Once that occurred, the leases reverted to Plaintiffs, with the exception of the earned assets. “The court holds,” Judge Sharp wrote, “that the earned-asset provisions operate as a special limitation as to any assets Defendants fail to earn by the end of the continuous-drilling-operations period” (citing Endeavor at 606). The issue as which assets Defendants may have earned was not before the court, since the parties hadn’t gotten to it yet. The court thus declined “to opine as to which specific events could theoretically affect the scope of the Contracts’ special limitation against Defendants’ interest in the leases.” Issue (3) went to Plaintiffs.

Finally, the court reached issue (4), the calculation of the payout for purposes of Plaintiffs’ 30% reversion interest.

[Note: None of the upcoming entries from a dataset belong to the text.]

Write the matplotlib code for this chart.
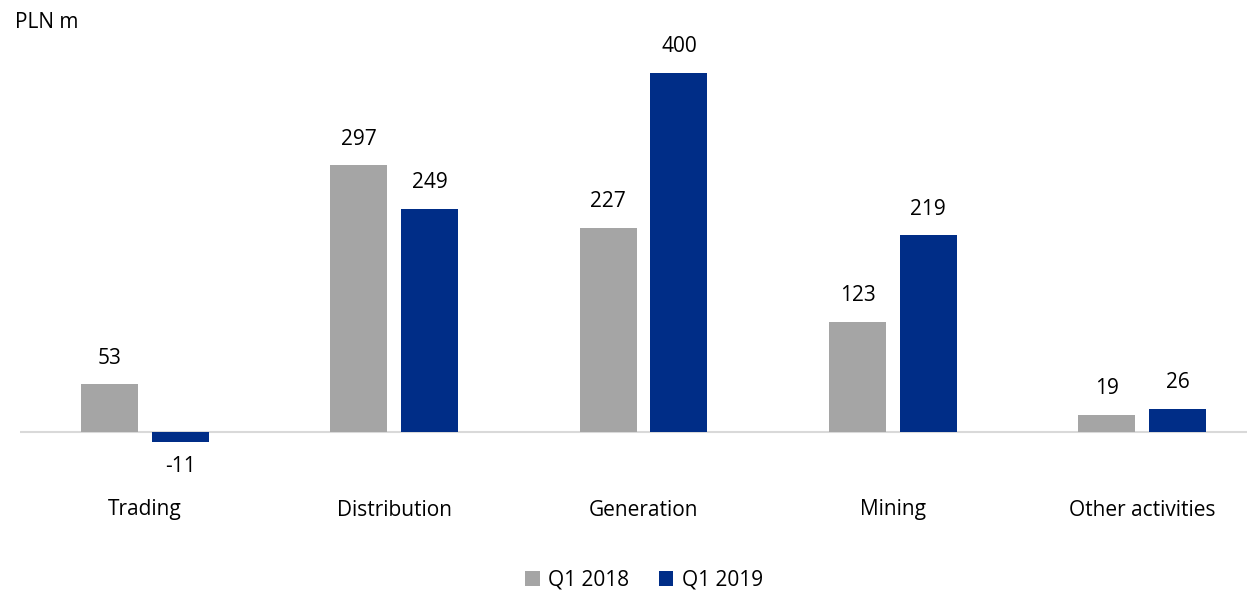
import matplotlib
matplotlib.use("Agg")
import matplotlib.pyplot as plt
import numpy as np

categories = ["Trading", "Distribution", "Generation", "Mining", "Other activities"]
q1_2018 = [53, 297, 227, 123, 19]
q1_2019 = [-11, 249, 400, 219, 26]
series_labels = ["Q1 2018", "Q1 2019"]

GRAY = "#A5A5A5"
BLUE = "#002D87"

plt.rcParams["font.family"] = ["Open Sans", "DejaVu Sans"]
FS = 15

W, H = 1247, 593
fig = plt.figure(figsize=(W / 100, H / 100), dpi=100)

# axes placed in pixel terms: baseline at y=432, value 400 at y=73
px_per_unit = (432 - 73) / 400
top_px, bot_px = 40, 540
y_top = (432 - top_px) / px_per_unit
y_bot = (432 - bot_px) / px_per_unit
ax = fig.add_axes([20 / W, 1 - bot_px / H, (W - 20) / W, (bot_px - top_px) / H])

x = np.arange(len(categories))
width = 0.228
off = 0.142
b1 = ax.bar(x - off, q1_2018, width, color=GRAY, label=series_labels[0], zorder=3)
b2 = ax.bar(x + off, q1_2019, width, color=BLUE, label=series_labels[1], zorder=3)

step = 249.4
ax.set_xlim(-0.5, -0.5 + (W - 20) / step)
ax.set_ylim(y_bot, y_top)
ax.axhline(0, color="#D9D9D9", lw=1.5, zorder=2)

for bars in (b1, b2):
    for rect in bars:
        v = rect.get_height()
        cx = rect.get_x() + rect.get_width() / 2
        dy = 19 if v >= 0 else -18
        ax.annotate(f"{v:.0f}", (cx, v), xytext=(0, dy), textcoords="offset points",
                    ha="center", va="center", fontsize=FS)

for i, c in enumerate(categories):
    ax.text(i, (432 - 510) / px_per_unit, c, ha="center", va="center", fontsize=FS)

ax.axis("off")

fig.text(15 / W, 1 - 22 / H, "PLN m", ha="left", va="center", fontsize=FS)

fig.legend(loc="center", bbox_to_anchor=(644 / W, 1 - 580 / H), ncol=2, frameon=False,
           fontsize=FS, handlelength=0.7, handleheight=0.7, handletextpad=0.4,
           columnspacing=1.4)

fig.savefig("out.png", dpi=100)
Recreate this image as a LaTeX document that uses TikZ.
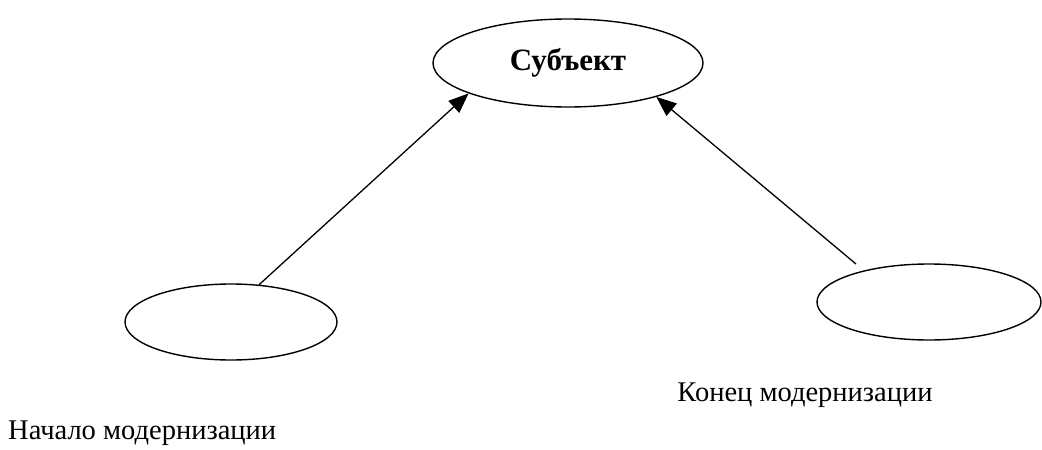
\documentclass[tikz,border=0pt]{standalone}
\usepackage{fontspec}
\setmainfont{Liberation Serif}
\usetikzlibrary{shapes.geometric,arrows.meta}
\begin{document}
\begin{tikzpicture}[x=1pt,y=-1pt,
  oval/.style={draw,ellipse,line width=1.4pt,inner sep=0pt},
  conn/.style={line width=1.3pt,-{Triangle[length=20pt,width=16pt]}},
  lbl/.style={font=\fontsize{28.5}{32}\selectfont,inner sep=0pt}]
\useasboundingbox (0,0) rectangle (1042,450);
\node[oval,minimum width=270pt,minimum height=88pt] (subj) at (568,63) {};
\node[font=\bfseries\fontsize{31}{34}\selectfont,inner sep=0pt] (subjtxt) at (subj.center) {Субъект};
\node[oval,minimum width=212pt,minimum height=76pt] (start) at (231,322) {};
\node[oval,minimum width=224pt,minimum height=76pt] (end) at (929,302) {};
\coordinate (endtop) at (856,264);
\node[lbl,anchor=west] (tstart) at (8,433) {Начало модернизации};
\node[lbl] (tend) at (805,395) {Конец модернизации};
\draw[conn] (start.53) -- (subj.197);
\draw[conn] (endtop) -- (subj.-21);
\end{tikzpicture}
\end{document}
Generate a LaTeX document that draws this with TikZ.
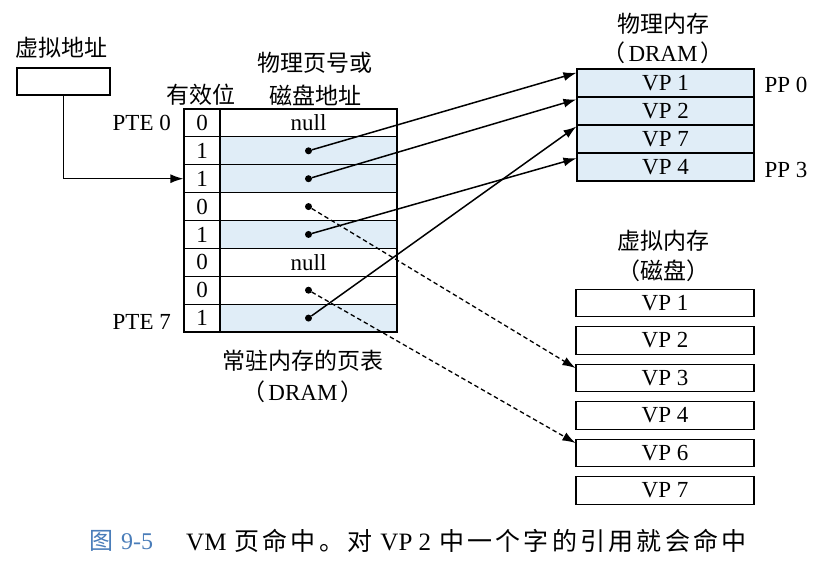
\documentclass[tikz,border=0pt]{standalone}
\usepackage{fontspec}
\setmainfont{Liberation Serif}
\newfontfamily\cjk{Noto Sans CJK SC}
\newfontfamily\cjkcap[LetterSpace=13]{Noto Sans CJK SC}
\usetikzlibrary{arrows.meta,calc}
\definecolor{cellblue}{RGB}{224,237,247}
\definecolor{capblue}{RGB}{74,125,185}
\tikzset{
  lat/.style={font=\fontsize{23}{26}\selectfont, inner sep=0pt},
  cj/.style={font=\cjk\fontsize{23}{26}\selectfont, inner sep=0pt},
  cell/.style={draw, line width=1.1pt, inner sep=0pt, minimum height=27.875pt,
    font=\fontsize{23}{26}\selectfont},
  dot/.style={circle, fill, inner sep=0pt, minimum size=7pt},
  conn/.style={line width=1.5pt, -{Latex[length=13pt,width=9pt]}},
  dconn/.style={line width=1.3pt, -{Latex[length=13pt,width=9pt]}, dash pattern=on 4.5pt off 3pt},
}
\newcommand{\lp}{{\cjk （}\hspace{3pt}}
\newcommand{\rp}{\hspace{3pt}{\cjk ）}}
\begin{document}
\begin{tikzpicture}[x=1pt,y=-1pt]
\useasboundingbox (0,0) rectangle (825,571);

% virtual address
\node[cj] (valab) at (62,48) {虚拟地址};
\node[draw, line width=1.1pt, minimum width=93pt, minimum height=27pt, inner sep=0pt] (va) at (63.5,81.5) {};

% page table headers
\node[cj] (hvalid) at (201,95) {有效位};
\node[cj] (haddr1) at (315,63) {物理页号或};
\node[cj] (haddr2) at (315,95) {磁盘地址};

% page table
\foreach \i/\v/\f/\t in {0/0/white/null,1/1/cellblue/,2/1/cellblue/,3/0/white/,4/1/cellblue/,5/0/white/null,6/0/white/,7/1/cellblue/}{
  \node[cell, minimum width=36pt] (v\i) at (202,{109+27.875*(\i+0.5)}) {\v};
  \node[cell, minimum width=177pt, fill=\f] (a\i) at (308.5,{109+27.875*(\i+0.5)}) {\t};
}
\node[lat, anchor=east] (pte0) at (171,123) {PTE 0};
\node[lat, anchor=east] (pte7) at (171,322) {PTE 7};
\node[cj] (ptlab) at (303,361) {常驻内存的页表};
\node[lat] (ptlab2) at (303,392) {\lp DRAM\rp};

\foreach \i in {1,2,3,4,6,7}{
  \node[dot] (d\i) at (a\i.center) {};
}

% physical memory
\node[cj] (pmlab) at (663,24) {物理内存};
\node[lat] (pmlab2) at (663,53) {\lp DRAM\rp};
\foreach \i/\t in {0/1,1/2,2/7,3/4}{
  \node[cell, minimum width=177pt, minimum height=28pt, fill=cellblue] (p\i) at (665.5,{69+28*(\i+0.5)}) {VP \t};
}
\node[lat] (pp0) at (786,85) {PP 0};
\node[lat] (pp3) at (786,170) {PP 3};

% virtual memory (disk)
\node[cj] (vmlab) at (663,241) {虚拟内存};
\node[cj] (vmlab2) at (663,271) {（磁盘）};
\foreach \i/\t in {0/1,1/2,2/3,3/4,4/6,5/7}{
  \node[cell, minimum width=178pt, minimum height=27.5pt] (k\t) at (665,{303+37.5*\i}) {VP \t};
}

% connectors
\draw[conn] (va.south) |- (v2.west);
\draw[conn] (d1) -- ($(p0.north west)!0.15!(p0.south west)$);
\draw[conn] (d2) -- ($(p1.north west)!0.1!(p1.south west)$);
\draw[conn] (d4) -- ($(p3.north west)!0.2!(p3.south west)$);
\draw[conn] (d7) -- ($(p2.north west)!0.07!(p2.south west)$);
\draw[dconn] (d3) -- ($(k3.north west)!0.15!(k3.south west)$);
\draw[dconn] (d6) -- ($(k6.north west)!0.15!(k6.south west)$);

% caption
\node[font=\cjk\fontsize{24}{26}\selectfont, text=capblue, anchor=west, inner sep=0pt] (capnum) at (89,541) {图\hspace{8pt}{\rmfamily 9-5}};
\node[font=\cjkcap\fontsize{25}{26}\selectfont, anchor=west, inner sep=0pt] (cap) at (186,541) {{\rmfamily VM}\hspace{8pt}页命中。对\hspace{8pt}{\rmfamily VP 2}\hspace{8pt}中一个字的引用就会命中};
\end{tikzpicture}
\end{document}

Plaintiffs argued that the Payout was “well by well,” meaning that payout would first occur as to an earning well and could later occur as to a neighboring non-earning well on the same earned acreage. The court rejected this argument, observing that the agreement plainly stated that the payout occurred only as to an “earning well,” i.e., a well drilled to a contractually specified depth. “ Any later-drilled well on Earned Acreage,” the court concluded, “is not an Earning Well and cannot trigger Payout under the Contracts.” In other words, the agreement requires payout to be “calculated on an ‘Earning Well by Earning Well’ basis. Plaintiffs attempted to adduce evidence of the parties’ course of performance after execution, but the court spurned this on the basis that the agreement was unambiguous. Issue (4) went to Defendants.

Defendants largely prevailed, leaving unresolved “the issue of whether any specific alleged acts or omissions by Defendants were within the scope of the special limitation on the Leases.”